Der Republikaner lobpreist brutale Herrscher, nennt Linke "Ungeziefer" und lässt aus Sicht seiner Kritiker Pläne schmieden, die Demokratie zu zertrümmern. Politologen sehen Parallelen zu Mussolinis Faschismus. Woher kommen die Befürchtungen, Donald Trump könnte die USA in eine Diktatur ummodeln?
Neulich rief Donald Trump Anhänger, die sowohl ihn als auch Jesus Christus anhimmeln, dazu auf, am 5. November von ihrem Stimmrecht Gebrauch zu machen: "Christen, geht raus und wählt, nur diesmal", sagte er: "In vier Jahren müsst ihr nicht noch einmal wählen. Wir werden es gut in Ordnung gebracht haben." Die Aussagen kann man als typisches Gerede des Republikaners abtun. Oder auch nicht.

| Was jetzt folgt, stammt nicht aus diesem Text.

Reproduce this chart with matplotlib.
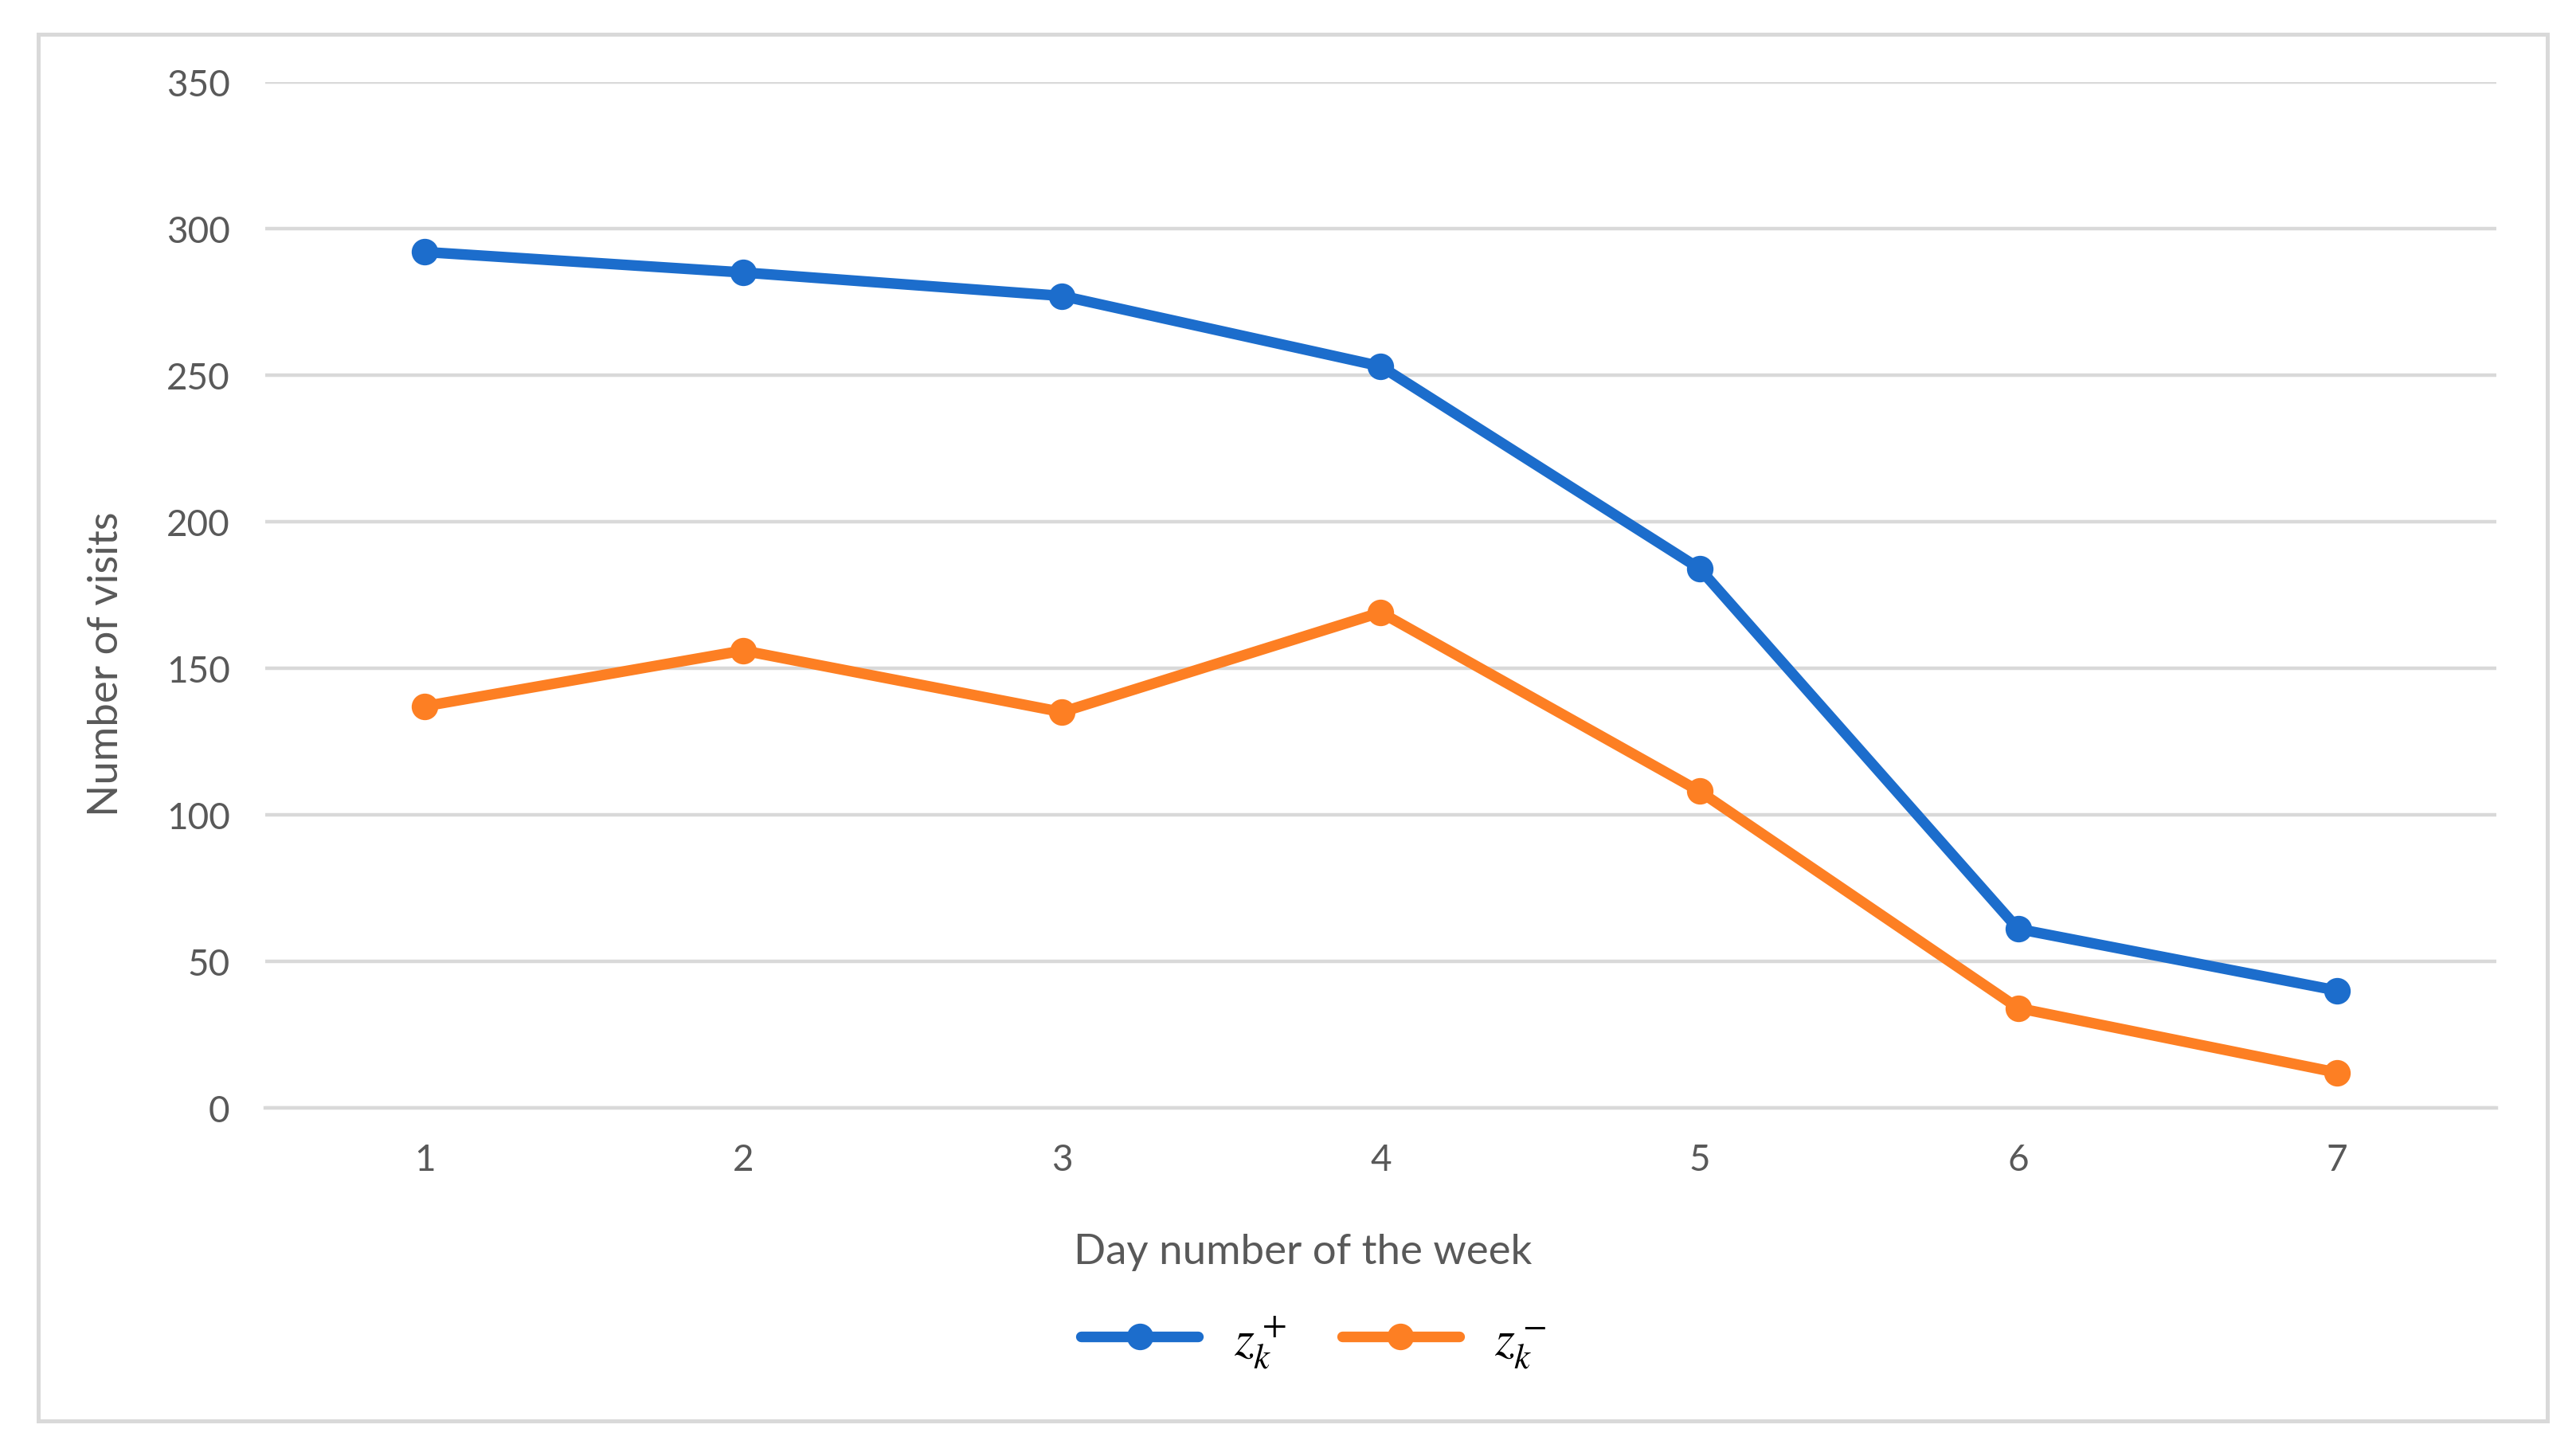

In Amerika sorgen sie jedenfalls für Aufsehen. Und das hat seinen Grund. Die Angst geht um, dass der Republikaner die USA, ein Kernland der Demokratie, in eine Autokratie oder gar Diktatur umwandelt, sollte er erneut erster Mann im Staate werden. Seine politischen Gegner - vor allem die weit links - gehen fest davon aus, dass der Präsidentschaftskandidat und seine Vordenker längst entsprechend planen.
Und dazu zählt auch, den 1951 ratifizierten 22. Zusatzartikel der US-Verfassung zu kippen, wonach ein und derselbe Präsident nach zwei Amtszeiten von maximal acht Jahren abtreten muss. Trump befeuert die Befürchtungen selbst. Er bescheinigte sich Chancen, "vier Jahre und darüber hinaus" zu regieren. Neu ist das nicht. Als Nummer eins im Weißen Haus sagte er laut CNN schon im März 2018 über den chinesischen Machthaber Xi Jinping, der die Begrenzung einer Regierungszeit von höchstens zwei Amtszeiten abgeschafft hatte: "Er ist jetzt Präsident auf Lebenszeit. Ich denke, das ist großartig. Vielleicht sollten wir das eines Tages auch versuchen."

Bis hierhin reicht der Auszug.